West Nile virus has been found in a mosquito sample from Standish.

The monitoring pool in which the disease was detected is a few miles northwest of Gorham, where the virus was pinpointed and confirmed eight days ago.

The virus, transmitted by infected mosquitoes, was discovered in a surveillance pool in a densely wooded area between Route 35 and the northeast edge of Sebago Lake, said Standish Town Manager Gordon Billington.

He was informed of the finding Thursday by the state Center for Disease Control and Prevention, which posted a notification on its website.

The exact location of the infected mosquito sample was not disclosed by state officials, who continue to monitor for the virus throughout Maine.

It is south of Saint Joseph’s College, Billington said, and the area has light residential development. He said he expects more infected mosquitoes will be detected in the Sebago Lake region.

Billington said there has been no discussion of using pesticides in Standish to control the mosquito population, and he doesn’t expect any.

There has been considerable debate among school officials, parents, activists and pesticide applicators about the use and efficacy of pesticide poisons to control West Nile virus, which has not spread to humans in Maine.

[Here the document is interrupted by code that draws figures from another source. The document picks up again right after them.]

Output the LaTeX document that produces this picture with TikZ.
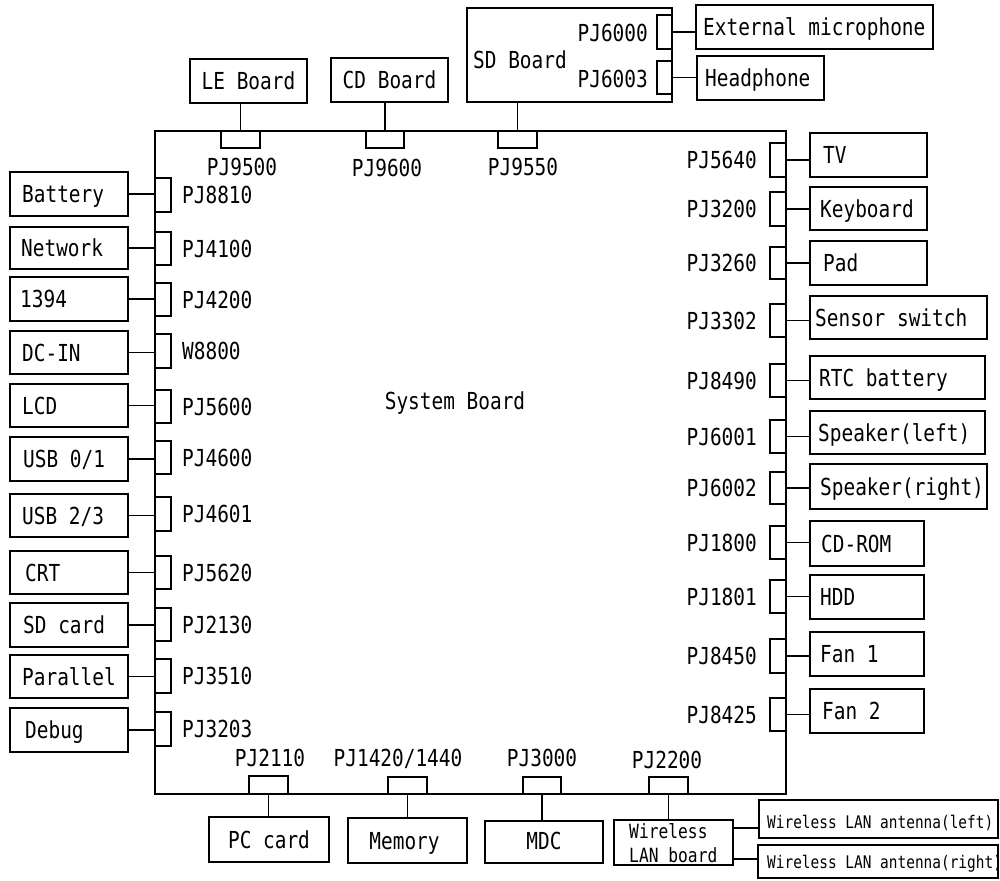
\documentclass[tikz,border=0pt]{standalone}
\usepackage{fontspec}
\newfontfamily\gothic{DejaVu Sans Mono}[FakeStretch=0.83]
\newcommand\mybox[6]{\node[#1, minimum width={#4-#2}, minimum height={#5-#3}] (#6) at (#2,#3) {};}
\tikzset{
  box/.style={draw, line width=1.6pt, inner sep=0pt, outer sep=0pt, anchor=north west},
  boardbox/.style={draw, line width=1.8pt, inner sep=0pt, outer sep=0pt, anchor=north west},
  conn/.style={draw, line width=1.4pt, inner sep=0pt, outer sep=0pt, anchor=north west},
  wire/.style={line width=1.4pt},
  lbl/.style={inner sep=0pt, font=\gothic\fontsize{23.4}{26}\selectfont, text height=17pt, text depth=0pt},
  slbl/.style={inner sep=0pt, font=\gothic\fontsize{19.6}{22}\selectfont, text height=14.3pt, text depth=0pt},
  xlbl/.style={inner sep=0pt, font=\gothic\fontsize{17.4}{20}\selectfont, text height=12.7pt, text depth=0pt},
}
\begin{document}
\begin{tikzpicture}[x=1pt, y=-1pt]
\useasboundingbox (0,0) rectangle (1000,880);
% system board
\mybox{boardbox}{155}{131}{786}{794}{board}
\node[lbl] (sysb) at (455,401) {System Board};

% left side
\foreach \n/\ya/\yb/\ca/\cb/\txt/\pj/\tx in {
 bat/172/216/178/212/Battery/PJ8810/12,
 net/227/269/232/265/Network/PJ4100/11,
 fw/277/321/283/316/1394/PJ4200/10,
 dc/331/374/334/368/DC-IN/W8800/12,
 lcd/384/427/390/423/LCD/PJ5600/12,
 usba/437/481/441/474/{USB 0/1}/PJ4600/13,
 usbb/494/537/497/531/{USB 2/3}/PJ4601/12,
 crt/551/594/556/589/CRT/PJ5620/15,
 sdc/603/647/608/641/{SD card}/PJ2130/13,
 par/655/698/659/693/Parallel/PJ3510/12,
 dbg/708/752/712/746/Debug/PJ3203/15}{
 \mybox{box}{10}{\ya}{128}{\yb}{\n}
 \mybox{conn}{155}{\ca}{171}{\cb}{c\n}
 \node[lbl, anchor=west] (t\n) at ([xshift=\tx]\n.west) {\txt};
 \node[lbl, anchor=west] (p\n) at ([xshift=11]c\n.east) {\pj};
 \draw[wire] (\n.east) -- (\n.east -| board.west);
}

% right side
\foreach \n/\xb/\ya/\yb/\ca/\cb/\txt/\pj/\tx in {
 tv/927/133/177/143/177/TV/PJ5640/13,
 kb/927/187/230/192/226/Keyboard/PJ3200/10,
 pad/927/241/285/247/279/Pad/PJ3260/13,
 sens/987/296/339/304/337/{Sensor switch}/PJ3302/5,
 rtc/985/356/399/364/397/{RTC battery}/PJ8490/9,
 spl/985/411/454/420/453/{Speaker(left)}/PJ6001/8,
 spr/987/464/509/472/504/{Speaker(right)}/PJ6002/10,
 cdr/924/521/566/526/559/CD-ROM/PJ1800/11,
 hdd/924/575/619/580/613/HDD/PJ1801/10,
 fana/924/632/676/639/673/{Fan 1}/PJ8450/10,
 fanb/924/689/733/698/731/{Fan 2}/PJ8425/12}{
 \mybox{box}{810}{\ya}{\xb}{\yb}{\n}
 \mybox{conn}{770}{\ca}{786}{\cb}{c\n}
 \node[lbl, anchor=west] (t\n) at ([xshift=\tx]\n.west) {\txt};
 \node[lbl, anchor=east] (p\n) at ([xshift=-13]c\n.west) {\pj};
 \draw[wire] (c\n.east) -- (c\n.east -| \n.west);
}

% top boards
\mybox{box}{190}{59}{307}{103}{le}
\node[lbl] (tle) at (le.center) {LE Board};
\mybox{conn}{221}{131}{260}{148}{cle}
\node[lbl] (ple) at (242,167) {PJ9500};
\draw[wire] (cle.north) -- (cle.north |- le.south);

\mybox{box}{331}{58}{448}{102}{cd}
\node[lbl] (tcd) at (cd.center) {CD Board};
\mybox{conn}{366}{131}{404}{148}{ccd}
\node[lbl] (pcd) at (387,168) {PJ9600};
\draw[wire] (ccd.north) -- (ccd.north |- cd.south);

\mybox{box}{467}{8}{672}{102}{sdb}
\node[lbl, anchor=west] (tsdb) at (473,60) {SD Board};
\mybox{conn}{498}{131}{537}{148}{csdb}
\node[lbl] (psdb) at (523,167) {PJ9550};
\draw[wire] (csdb.north) -- (csdb.north |- sdb.south);

\mybox{conn}{657}{15}{672}{49}{cmic}
\mybox{conn}{657}{61}{672}{94}{chp}
\node[lbl, anchor=east] (pmic) at (648,33) {PJ6000};
\node[lbl, anchor=east] (php) at (648,79) {PJ6003};
\mybox{box}{696}{5}{933}{49}{mic}
\node[lbl, anchor=west] (tmic) at ([xshift=7]mic.west) {External microphone};
\mybox{box}{697}{56}{824}{100}{hp}
\node[lbl, anchor=west] (thp) at ([xshift=8]hp.west) {Headphone};
\draw[wire] (cmic.east) -- (cmic.east -| mic.west);
\draw[wire] (chp.east) -- (chp.east -| hp.west);

% bottom
\mybox{box}{209}{817}{329}{862}{pcc}
\node[lbl] (tpcc) at (pcc.center) {PC card};
\mybox{conn}{249}{776}{288}{794}{cpcc}
\node[lbl] (ppcc) at (270,758) {PJ2110};
\draw[wire] (cpcc.south) -- (cpcc.south |- pcc.north);

\mybox{box}{348}{818}{467}{863}{mem}
\node[lbl] (tmem) at ([xshift=-3]mem.center) {Memory};
\mybox{conn}{388}{777}{427}{794}{cmem}
\node[lbl] (pmem) at (398,758) {PJ1420/1440};
\draw[wire] (cmem.south) -- (cmem.south |- mem.north);

\mybox{box}{485}{821}{603}{863}{mdc}
\node[lbl] (tmdc) at ([yshift=1]mdc.center) {MDC};
\mybox{conn}{523}{777}{561}{794}{cmdc}
\node[lbl] (pmdc) at (542,758) {PJ3000};
\draw[wire] (cmdc.south) -- (cmdc.south |- mdc.north);

\mybox{box}{614}{820}{733}{865}{wl}
\node[slbl, anchor=west] (twla) at (629,831) {Wireless};
\node[slbl, anchor=west] (twlb) at (629,855) {LAN board};
\mybox{conn}{649}{777}{688}{794}{cwl}
\node[lbl] (pwl) at (667,760) {PJ2200};
\draw[wire] (cwl.south) -- (cwl.south |- wl.north);

\mybox{box}{759}{800}{998}{838}{antl}
\node[xlbl, anchor=west] (tantl) at (767,822) {Wireless LAN antenna(left)};
\mybox{box}{758}{845}{998}{878}{antr}
\node[xlbl, anchor=west] (tantr) at (767,862) {Wireless LAN antenna(right)};
\coordinate (wla) at (733,828);
\coordinate (wlb) at (733,859);
\draw[wire] (wla) -- (wla -| antl.west);
\draw[wire] (wlb) -- (wlb -| antr.west);
\end{tikzpicture}
\end{document}
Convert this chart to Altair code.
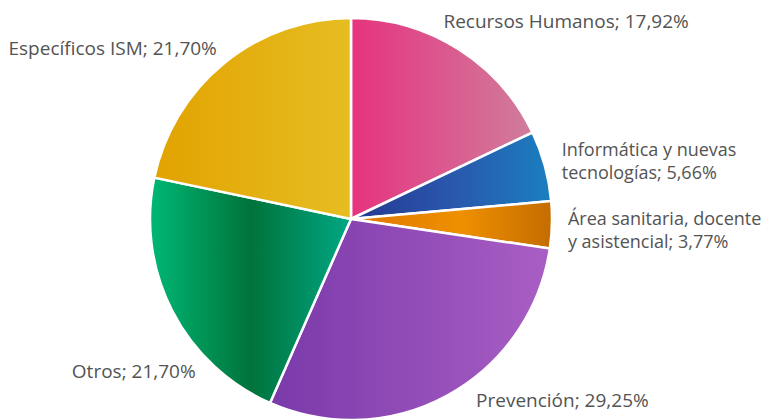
import altair as alt
import pandas as pd

categories = ["Recursos Humanos", "Informática y nuevas tecnologías",
              "Área sanitaria, docente y asistencial", "Prevención",
              "Otros", "Específicos ISM"]
values = [17.92, 5.66, 3.77, 29.25, 21.70, 21.70]
labels = ["Recursos Humanos; 17,92%",
          "Informática y nuevas\ntecnologías; 5,66%",
          "Área sanitaria, docente\ny asistencial; 3,77%",
          "Prevención; 29,25%",
          "Otros; 21,70%",
          "Específicos ISM; 21,70%"]

df = pd.DataFrame({"cat": categories, "value": values, "label": labels,
                   "order": list(range(len(categories)))})

# styles (gradient stops per slice) and label placement offsets
gradients = {
    "Recursos Humanos": [(0, "#E6337F"), (1, "#D07D9C")],
    "Informática y nuevas tecnologías": [(0, "#243890"), (0.5, "#2A57AC"), (1, "#1A7FBF")],
    "Área sanitaria, docente y asistencial": [(0, "#DF7700"), (0.55, "#EE9000"), (1, "#C46C00")],
    "Prevención": [(0, "#7A3AAA"), (1, "#A95EC4")],
    "Otros": [(0, "#00B874"), (0.5, "#00733B"), (1, "#00A884")],
    "Específicos ISM": [(0, "#E2A300"), (1, "#E6BD22")],
}
label_style = {
    "Recursos Humanos": dict(align="left", dx=-17, dy=-18, size=19),
    "Informática y nuevas tecnologías": dict(align="left", dx=13, dy=-9, size=18),
    "Área sanitaria, docente y asistencial": dict(align="left", dx=12, dy=0, size=18),
    "Prevención": dict(align="left", dx=26, dy=9, size=19),
    "Otros": dict(align="right", dx=27, dy=65, size=19),
    "Específicos ISM": dict(align="right", dx=-5, dy=-5, size=19),
}

base = alt.Chart(df).transform_window(
    cum="sum(value)", frame=[None, 0], sort=[alt.SortField("order")]
).transform_calculate(
    start="datum.cum - datum.value",
    mid="datum.cum - datum.value / 2",
)

theta_scale = alt.Scale(domain=[0, 100])
layers = []
for cat in categories:
    grad = alt.LinearGradient(
        gradient="linear",
        stops=[alt.GradientStop(offset=o, color=c) for o, c in gradients[cat]],
        x1=0, x2=1, y1=0, y2=0,
    )
    layers.append(
        base.transform_filter(alt.datum.cat == cat)
        .mark_arc(fill=grad, outerRadius=201, stroke="white", strokeWidth=2.5)
        .encode(theta=alt.Theta("start:Q", scale=theta_scale), theta2="cum:Q")
    )
for cat in categories:
    st = label_style[cat]
    layers.append(
        base.transform_filter(alt.datum.cat == cat)
        .mark_text(radius=205, align=st["align"], baseline="alphabetic",
                   dx=st["dx"], dy=st["dy"], font="Open Sans", fontSize=st["size"],
                   color="#535353", lineBreak="\n", lineHeight=23)
        .encode(theta=alt.Theta("mid:Q", scale=theta_scale), text="label:N")
    )

chart = alt.layer(*layers).properties(
    width=686, height=400,
    autosize=alt.AutoSizeParams(type="none"),
    padding={"left": 0, "top": 11, "right": 69, "bottom": 0},
).configure_view(stroke=None)

chart.save("out.html", embed_options={"renderer": "svg", "actions": False})
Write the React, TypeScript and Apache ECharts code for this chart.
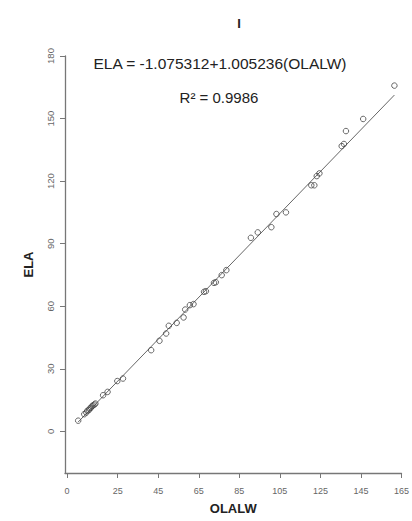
import React, { useEffect, useRef } from "react";
import * as echarts from "echarts";

const olalw = [5.5, 8.5, 9.5, 10, 10.8, 11.2, 11.8, 12.3, 12.8, 13.5, 14, 17.8, 20, 24.8, 27.6, 41.5, 45.6, 48.9, 50.2, 54.1, 57.5, 58.3, 60.6, 62.4, 67.6, 68.5, 72.5, 73.4, 76.3, 78.6, 90.7, 94.1, 100.8, 103.3, 108, 120.5, 122, 123.2, 124.5, 135.5, 136.6, 137.6, 146.1, 161.5];
const ela = [5.1, 8.2, 9, 9.8, 10.2, 10.9, 11.3, 12, 12.4, 12.8, 13.3, 17.3, 18.9, 24.1, 25.3, 38.9, 43.4, 46.9, 50.6, 52, 54.6, 58.4, 60.5, 61, 66.9, 67.2, 71.2, 71.5, 74.9, 77.3, 92.8, 95.4, 97.9, 104.2, 105, 118, 118, 122.4, 123.7, 136.8, 137.8, 144, 149.8, 165.8];
const xTicks = [0, 25, 45, 65, 85, 105, 125, 145, 165];
const yTicks = [0, 30, 60, 90, 120, 150, 180];
const intercept = -1.075312;
const slope = 1.005236;
const titleText = "I";
const eqText = "ELA = -1.075312+1.005236(OLALW)";
const r2Text = "R² = 0.9986";

export default function App() {
  const ref = useRef<HTMLDivElement>(null);
  useEffect(() => {
    const chart = echarts.init(ref.current!, null, { renderer: "svg" });
    const pts = olalw.map((x, i) => [x, ela[i]]);
    const x0 = Math.min(...olalw);
    const x1 = Math.max(...olalw);
    const fit = [[x0, intercept + slope * x0], [x1, intercept + slope * x1]];
    const font = "Liberation Sans, Arial, sans-serif";
    chart.setOption({
      animation: false,
      title: {
        text: titleText,
        left: 234,
        top: 12,
        textAlign: "center",
        textStyle: { fontFamily: font, fontWeight: "bold", fontSize: 13, color: "#222" },
      },
      grid: { left: 65, right: 9, top: 56, bottom: 48 },
      xAxis: {
        type: "value",
        min: -1,
        max: 165,
        name: "OLALW",
        nameLocation: "middle",
        nameGap: 29,
        nameTextStyle: { fontFamily: font, fontWeight: "bold", fontSize: 13, color: "#222" },
        axisLine: { show: true, onZero: false, lineStyle: { color: "#777", width: 1.3 } },
        axisTick: { show: true, length: 5, customValues: xTicks, lineStyle: { color: "#777" } },
        axisLabel: { customValues: xTicks, margin: 13, fontFamily: font, fontSize: 9, color: "#666" },
        splitLine: { show: false },
      },
      yAxis: {
        type: "value",
        min: -20,
        max: 180,
        name: "ELA",
        nameLocation: "middle",
        nameGap: 30,
        nameRotate: 90,
        nameTextStyle: { fontFamily: font, fontWeight: "bold", fontSize: 13, color: "#222" },
        axisLine: { show: true, onZero: false, lineStyle: { color: "#777", width: 1.3 } },
        axisTick: { show: true, length: 5, customValues: yTicks, lineStyle: { color: "#777" } },
        axisLabel: { customValues: yTicks, rotate: 90, margin: 10, fontFamily: font, fontSize: 9.5, color: "#666" },
        splitLine: { show: false },
      },
      graphic: [
        {
          type: "text",
          x: 220,
          y: 63,
          style: { text: eqText, fontFamily: font, fontSize: 15.5, fill: "#222", textAlign: "center", textVerticalAlign: "middle" },
        },
        {
          type: "text",
          x: 219,
          y: 97,
          style: { text: r2Text, fontFamily: font, fontSize: 15, fill: "#222", textAlign: "center", textVerticalAlign: "middle" },
        },
      ],
      series: [
        {
          type: "line",
          data: fit,
          symbol: "none",
          lineStyle: { color: "#666", width: 1 },
          z: 1,
        },
        {
          type: "scatter",
          data: pts,
          symbol: "circle",
          symbolSize: 5.5,
          itemStyle: { color: "rgba(255,255,255,0)", borderColor: "#444", borderWidth: 1 },
          z: 2,
        },
      ],
    });
    return () => chart.dispose();
  }, []);
  return <div ref={ref} style={{ position: "absolute", left: 0, top: 0, width: 412, height: 521 }} />;
}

West Nile virus was found earlier in August at a mosquito-surveillance site in Lebanon, on the New Hampshire border in York County. School officials in the town of about 4,000 residents ordered preventive spraying of a botanical pesticide on the edges of two elementary school properties.

The disease has been detected and spread to humans in Massachusetts and New Hampshire, and pesticides have been more widely used in communities in those states. The total number of cases of West Nile virus has exceeded 40 nationwide, most in Texas and other Southern states.

West Nile virus is transmitted by the bite of an infected mosquito. It can cause illness in birds, humans and other mammals. Although the disease can be fatal, many people who are infected show no symptoms and might never know they were infected, say officials for the state CDC.

Symptoms of the virus include headache, high fever, altered mental state, tremors, convulsions and, rarely, paralysis. It can also cause meningitis, an inflammation of the protective membranes covering the brain and spinal cord, or encephalitis, which involves irritation and swelling of the brain.

There is no specific treatment for West Nile virus, so state and town health officials have urged residents to do all they can to avoid exposure to mosquitoes.